Leaving out every picture, copy the lines of the data exactly, from the first through the line containing "1.25061, 1.25029, 1.25095]".
= = =
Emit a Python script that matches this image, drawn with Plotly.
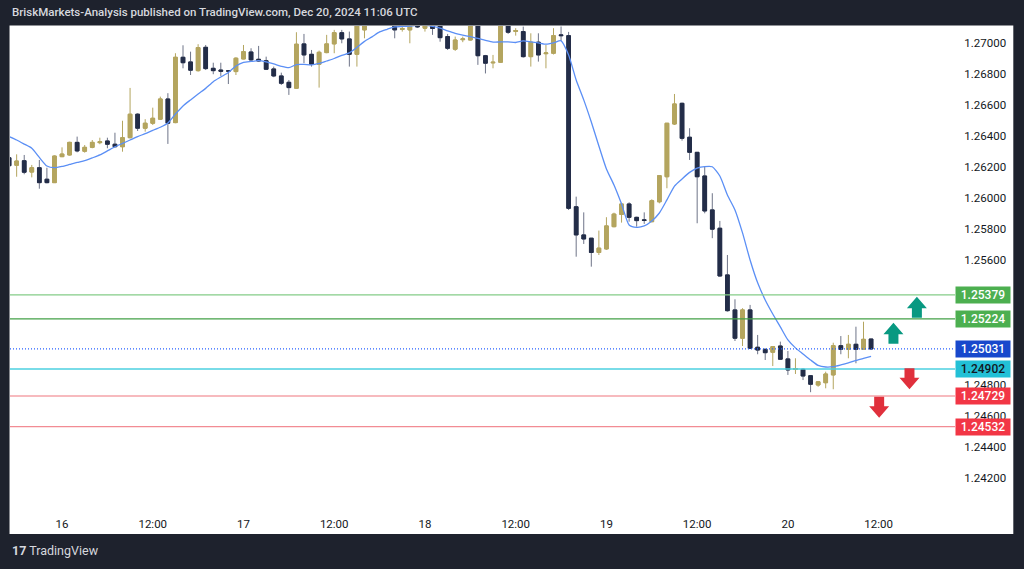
import plotly.graph_objects as go

# ---------------- data (hourly candles, hour index relative to Dec 16 00:00 UTC) ----------------
hours = list(range(-7, 108))

open_ = [1.26260, 1.26212, 1.26241, 1.26168, 1.26196, 1.26122, 1.26100,
         1.26267, 1.26278, 1.26359, 1.26302, 1.26327, 1.26357, 1.26368, 1.26347, 1.26331, 1.26389,
         1.26540, 1.26450, 1.26482, 1.26508, 1.26638, 1.26486, 1.26906, 1.26876, 1.26820, 1.26970,
         1.26835, 1.26824, 1.26819, 1.26814, 1.26895, 1.26940, 1.26893, 1.26884, 1.26831, 1.26786,
         1.26745, 1.26707, 1.26992, 1.26925, 1.26861, 1.26936, 1.26992, 1.27064, 1.27024, 1.26925,
         1.27082, 1.27146, 1.27159, 1.27133, 1.27146, 1.27085, 1.27082, 1.27146, 1.27093, 1.27120,
         1.27120, 1.27039, 1.26958, 1.27019, 1.27017, 1.27114, 1.26916, 1.26870, 1.26874, 1.27120,
         1.27072, 1.27071, 1.26910, 1.27003, 1.26929, 1.26932, 1.27050, 1.27045, 1.25945, 1.25764,
         1.25743, 1.25651, 1.25674, 1.25817, 1.25896, 1.25963, 1.25877, 1.25861, 1.25849, 1.25977,
         1.26138, 1.26477, 1.26610, 1.26392, 1.26295, 1.26143, 1.25925, 1.25807, 1.25507, 1.25282,
         1.25100, 1.25282, 1.25042, 1.25029, 1.25010, 1.25050, 1.24967, 1.24899, 1.24900, 1.24859,
         1.24799, 1.24814, 1.24864, 1.25052, 1.25029, 1.25061, 1.25029, 1.25095]

high = [1.26310, 1.26282, 1.26278, 1.26214, 1.26246, 1.26196, 1.26275,
        1.26327, 1.26363, 1.26396, 1.26342, 1.26374, 1.26389, 1.26389, 1.26421, 1.26498, 1.26709,
        1.26546, 1.26508, 1.26582, 1.26653, 1.26675, 1.26932, 1.26983, 1.26942, 1.26990, 1.26985,
        1.26871, 1.26871, 1.26824, 1.26906, 1.26985, 1.26964, 1.26979, 1.26910, 1.26846, 1.26807,
        1.26760, 1.27067, 1.27056, 1.26953, 1.26949, 1.27050, 1.27082, 1.27082, 1.27071, 1.27146,
        1.27197, 1.27223, 1.27197, 1.27210, 1.27185, 1.27120, 1.27178, 1.27178, 1.27159, 1.27159,
        1.27159, 1.27056, 1.27039, 1.27039, 1.27146, 1.27146, 1.26921, 1.26921, 1.27146, 1.27146,
        1.27093, 1.27103, 1.27060, 1.27060, 1.26985, 1.27093, 1.27104, 1.27069, 1.26010, 1.25909,
        1.25743, 1.25792, 1.25878, 1.25907, 1.25971, 1.25974, 1.25881, 1.25909, 1.25993, 1.26149,
        1.26482, 1.26670, 1.26614, 1.26450, 1.26295, 1.26203, 1.26032, 1.25854, 1.25635, 1.25350,
        1.25293, 1.25314, 1.25121, 1.25031, 1.25050, 1.25078, 1.25018, 1.24971, 1.24905, 1.24863,
        1.24825, 1.24885, 1.25071, 1.25114, 1.25121, 1.25174, 1.25206, 1.25095]

low = [1.26194, 1.26138, 1.26154, 1.26134, 1.26061, 1.26096, 1.26098,
       1.26264, 1.26274, 1.26295, 1.26293, 1.26321, 1.26347, 1.26321, 1.26327, 1.26299, 1.26385,
       1.26432, 1.26428, 1.26471, 1.26503, 1.26349, 1.26482, 1.26835, 1.26792, 1.26814, 1.26824,
       1.26797, 1.26786, 1.26734, 1.26792, 1.26893, 1.26878, 1.26878, 1.26824, 1.26778, 1.26728,
       1.26664, 1.26704, 1.26868, 1.26846, 1.26711, 1.26932, 1.26932, 1.26996, 1.26846, 1.26846,
       1.27028, 1.27133, 1.27120, 1.27120, 1.27028, 1.27071, 1.26996, 1.27094, 1.27071, 1.27050,
       1.27006, 1.26953, 1.26947, 1.27003, 1.27014, 1.26857, 1.26802, 1.26835, 1.26870, 1.27056,
       1.27045, 1.26904, 1.26846, 1.26878, 1.26835, 1.26924, 1.27011, 1.25924, 1.25624, 1.25706,
       1.25560, 1.25635, 1.25668, 1.25813, 1.25843, 1.25849, 1.25817, 1.25835, 1.25845, 1.25967,
       1.26064, 1.26471, 1.26370, 1.26246, 1.25839, 1.25903, 1.25743, 1.25496, 1.25271, 1.25082,
       1.25050, 1.25031, 1.24997, 1.24960, 1.24921, 1.24960, 1.24864, 1.24870, 1.24831, 1.24753,
       1.24788, 1.24778, 1.24772, 1.24997, 1.24971, 1.24939, 1.25029, 1.25024]

close = [1.26209, 1.26239, 1.26167, 1.26196, 1.26100, 1.26100, 1.26271,
         1.26284, 1.26359, 1.26304, 1.26327, 1.26359, 1.26363, 1.26347, 1.26331, 1.26389, 1.26540,
         1.26450, 1.26482, 1.26514, 1.26638, 1.26482, 1.26906, 1.26871, 1.26823, 1.26968, 1.26833,
         1.26820, 1.26816, 1.26817, 1.26900, 1.26942, 1.26889, 1.26882, 1.26829, 1.26786, 1.26739,
         1.26711, 1.26990, 1.26921, 1.26861, 1.26938, 1.26992, 1.27064, 1.27024, 1.26925, 1.27120,
         1.27159, 1.27185, 1.27133, 1.27172, 1.27082, 1.27091, 1.27133, 1.27101, 1.27120, 1.27091,
         1.27032, 1.26964, 1.27017, 1.27024, 1.27114, 1.26916, 1.26868, 1.26874, 1.27120, 1.27067,
         1.27078, 1.26910, 1.27003, 1.26921, 1.26934, 1.27045, 1.27045, 1.25935, 1.25764, 1.25738,
         1.25651, 1.25679, 1.25822, 1.25898, 1.25963, 1.25877, 1.25856, 1.25857, 1.25984, 1.26145,
         1.26482, 1.26606, 1.26385, 1.26295, 1.26138, 1.25918, 1.25801, 1.25500, 1.25277, 1.25100,
         1.25282, 1.25035, 1.25024, 1.25007, 1.25046, 1.24965, 1.24896, 1.24905, 1.24857, 1.24804,
         1.24820, 1.24870, 1.25052, 1.25029, 1.25061, 1.25029, 1.25093, 1.25031]

# moving average line
ma = [1.26396, 1.26374, 1.26348, 1.26321, 1.26262, 1.26207, 1.26196,
      1.26204, 1.26217, 1.26230, 1.26241, 1.26259, 1.26278, 1.26304, 1.26331, 1.26352, 1.26374,
      1.26396, 1.26415, 1.26436, 1.26456, 1.26484, 1.26541, 1.26593, 1.26632, 1.26670, 1.26706,
      1.26749, 1.26779, 1.26808, 1.26850, 1.26873, 1.26879, 1.26884, 1.26876, 1.26863, 1.26848,
      1.26839, 1.26859, 1.26860, 1.26857, 1.26866, 1.26882, 1.26898, 1.26918, 1.26934, 1.26969,
      1.27008, 1.27037, 1.27069, 1.27086, 1.27101, 1.27104, 1.27107, 1.27111, 1.27111, 1.27104,
      1.27093, 1.27075, 1.27059, 1.27048, 1.27039, 1.27027, 1.27014, 1.27003, 1.27005, 1.27005,
      1.27001, 1.27011, 1.27005, 1.26998, 1.26990, 1.26998, 1.27012, 1.26921, 1.26760, 1.26632,
      1.26490, 1.26336, 1.26188, 1.26085, 1.25963, 1.25828, 1.25813, 1.25822, 1.25854, 1.25905,
      1.25989, 1.26078, 1.26124, 1.26166, 1.26193, 1.26203, 1.26202, 1.26143, 1.26021, 1.25925,
      1.25777, 1.25603, 1.25456, 1.25346, 1.25256, 1.25173, 1.25089, 1.25038, 1.24999, 1.24960,
      1.24925, 1.24915, 1.24917, 1.24928, 1.24941, 1.24957, 1.24970, 1.24983]

# horizontal levels
level_prices = [1.25379, 1.25224, 1.25031, 1.24902, 1.24729, 1.24532]
level_labels = ["1.25379", "1.25224", "1.25031", "1.24902", "1.24729", "1.24532"]
level_line_colors = ["#84cc87", "#43a047", "#2962ff", "#4dd0e1", "#f5a3a9", "#f28c94"]
level_box_colors = ["#4caf50", "#4caf50", "#1848cc", "#22c0d6", "#f23645", "#f23645"]
level_text_colors = ["#ffffff", "#ffffff", "#ffffff", "#131722", "#ffffff", "#ffffff"]
level_dash = ["solid", "solid", "1px,2px", "solid", "solid", "solid"]
level_width = [1.2, 1.2, 1.2, 1.6, 1.6, 1.2]

# drawn arrows: (hour, tip price, direction)
arrow_hours = [113.06, 109.96, 112.08, 108.07]
arrow_tips = [1.25367, 1.25200, 1.24772, 1.24588]
arrow_dirs = ["up", "up", "down", "down"]
arrow_colors = ["#089981", "#089981", "#e0303c", "#e0303c"]

# axes (labels hidden behind the level boxes in the reference are left out)
x_tick_vals = [0, 12, 24, 36, 48, 60, 72, 84, 96, 108]
x_tick_text = ["16", "12:00", "17", "12:00", "18", "12:00", "19", "12:00", "20", "12:00"]
y_tick_vals = [1.242, 1.244, 1.246, 1.248, 1.256, 1.258, 1.260, 1.262, 1.264, 1.266, 1.268, 1.270]
y_tick_text = ["%.5f" % v for v in y_tick_vals]

x_range = [-6.88, 118.1]
y_range = [1.24015, 1.27107]

UP = "#b4a55f"
DOWN = "#232d48"
WICK_DOWN = "#6e7488"

fig = go.Figure()

# full candles (wicks)
fig.add_trace(go.Candlestick(
    x=hours, open=open_, high=high, low=low, close=close,
    increasing=dict(line=dict(color=UP, width=1), fillcolor=UP),
    decreasing=dict(line=dict(color=WICK_DOWN, width=1), fillcolor=DOWN),
    hoverinfo="skip", showlegend=False, whiskerwidth=0,
))
# bodies on top (no wick), dark outline for bearish
body_hi = [max(o, c) for o, c in zip(open_, close)]
body_lo = [min(o, c) for o, c in zip(open_, close)]
fig.add_trace(go.Candlestick(
    x=hours, open=open_, high=body_hi, low=body_lo, close=close,
    increasing=dict(line=dict(color=UP, width=1), fillcolor=UP),
    decreasing=dict(line=dict(color=DOWN, width=1), fillcolor=DOWN),
    hoverinfo="skip", showlegend=False, whiskerwidth=0,
))

fig.add_trace(go.Scatter(
    x=hours, y=ma, mode="lines", line=dict(color="#5b8ff5", width=1.3, shape="spline", smoothing=0.6),
    hoverinfo="skip", showlegend=False,
))

shapes = []
# white panel behind everything
shapes.append(dict(type="rect", xref="paper", yref="paper", x0=-0.0005, x1=1.0617,
                   y0=-0.0561, y1=1.001, fillcolor="#ffffff", line=dict(width=0), layer="below"))

for p, col, dash, w in zip(level_prices, level_line_colors, level_dash, level_width):
    shapes.append(dict(type="line", xref="x", yref="y", x0=x_range[0], x1=x_range[1], y0=p, y1=p,
                       line=dict(color=col, width=w, dash=dash), layer="above"))

HW, SW = 1.32, 0.66        # half widths in hours (head / stem)
HH, TL = 0.00074, 0.00135  # head height / total length in price
for h, p, d, col in zip(arrow_hours, arrow_tips, arrow_dirs, arrow_colors):
    s = -1 if d == "up" else 1
    pts = [(h, p), (h + HW, p + s * HH), (h + SW, p + s * HH), (h + SW, p + s * TL),
           (h - SW, p + s * TL), (h - SW, p + s * HH), (h - HW, p + s * HH)]
    path = "M " + " L ".join("%.4f,%.6f" % pt for pt in pts) + " Z"
    shapes.append(dict(type="path", xref="x", yref="y", path=path, fillcolor=col,
                       line=dict(width=0), layer="above"))

annotations = []
for p, lab, bc, tc in zip(level_prices, level_labels, level_box_colors, level_text_colors):
    annotations.append(dict(x=1.0, xref="paper", y=p, yref="y", text=lab, showarrow=False,
                            xanchor="left", yanchor="middle", bgcolor=bc, width=52, height=14,
                            borderpad=1, font=dict(color=tc, size=12, family="Roboto", weight=500)))

annotations.append(dict(x=0, xref="paper", y=1.029, yref="paper",
                        text="BriskMarkets-Analysis published on TradingView.com, Dec 20, 2024 11:06 UTC",
                        showarrow=False, xanchor="left", yanchor="middle",
                        font=dict(color="#d6d8de", size=11.5, family="Roboto", weight=500)))
annotations.append(dict(x=0, xref="paper", y=-0.09, yref="paper",
                        text="<b>17</b> TradingView", showarrow=False, xanchor="left", yanchor="middle",
                        font=dict(color="#d6d8de", size=12.5, family="Roboto")))

fig.update_layout(
    width=1024, height=569,
    margin=dict(l=10, r=69, t=26, b=62),
    paper_bgcolor="#1e222d", plot_bgcolor="#ffffff",
    shapes=shapes, annotations=annotations,
    showlegend=False,
    xaxis=dict(range=x_range, tickvals=x_tick_vals, ticktext=x_tick_text, showgrid=False,
               zeroline=False, showline=False, ticks="outside", ticklen=6, tickcolor="rgba(0,0,0,0)",
               tickfont=dict(color="#131722", size=11.5, family="Roboto"),
               rangeslider=dict(visible=False), fixedrange=True),
    yaxis=dict(range=y_range, side="right", tickvals=y_tick_vals, ticktext=y_tick_text, showgrid=False,
               zeroline=False, showline=False, ticks="outside", ticklen=6, tickcolor="rgba(0,0,0,0)",
               tickfont=dict(color="#131722", size=11.5, family="Roboto"), fixedrange=True),
)

fig.write_html("out.html")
= = =
* WRITTEN REPLY
Emit a Python script that matches this image, drawn with Plotly.
import plotly.graph_objects as go

# ---------------- data (hourly candles, hour index relative to Dec 16 00:00 UTC) ----------------
hours = list(range(-7, 108))

open_ = [1.26260, 1.26212, 1.26241, 1.26168, 1.26196, 1.26122, 1.26100,
         1.26267, 1.26278, 1.26359, 1.26302, 1.26327, 1.26357, 1.26368, 1.26347, 1.26331, 1.26389,
         1.26540, 1.26450, 1.26482, 1.26508, 1.26638, 1.26486, 1.26906, 1.26876, 1.26820, 1.26970,
         1.26835, 1.26824, 1.26819, 1.26814, 1.26895, 1.26940, 1.26893, 1.26884, 1.26831, 1.26786,
         1.26745, 1.26707, 1.26992, 1.26925, 1.26861, 1.26936, 1.26992, 1.27064, 1.27024, 1.26925,
         1.27082, 1.27146, 1.27159, 1.27133, 1.27146, 1.27085, 1.27082, 1.27146, 1.27093, 1.27120,
         1.27120, 1.27039, 1.26958, 1.27019, 1.27017, 1.27114, 1.26916, 1.26870, 1.26874, 1.27120,
         1.27072, 1.27071, 1.26910, 1.27003, 1.26929, 1.26932, 1.27050, 1.27045, 1.25945, 1.25764,
         1.25743, 1.25651, 1.25674, 1.25817, 1.25896, 1.25963, 1.25877, 1.25861, 1.25849, 1.25977,
         1.26138, 1.26477, 1.26610, 1.26392, 1.26295, 1.26143, 1.25925, 1.25807, 1.25507, 1.25282,
         1.25100, 1.25282, 1.25042, 1.25029, 1.25010, 1.25050, 1.24967, 1.24899, 1.24900, 1.24859,
         1.24799, 1.24814, 1.24864, 1.25052, 1.25029, 1.25061, 1.25029, 1.25095]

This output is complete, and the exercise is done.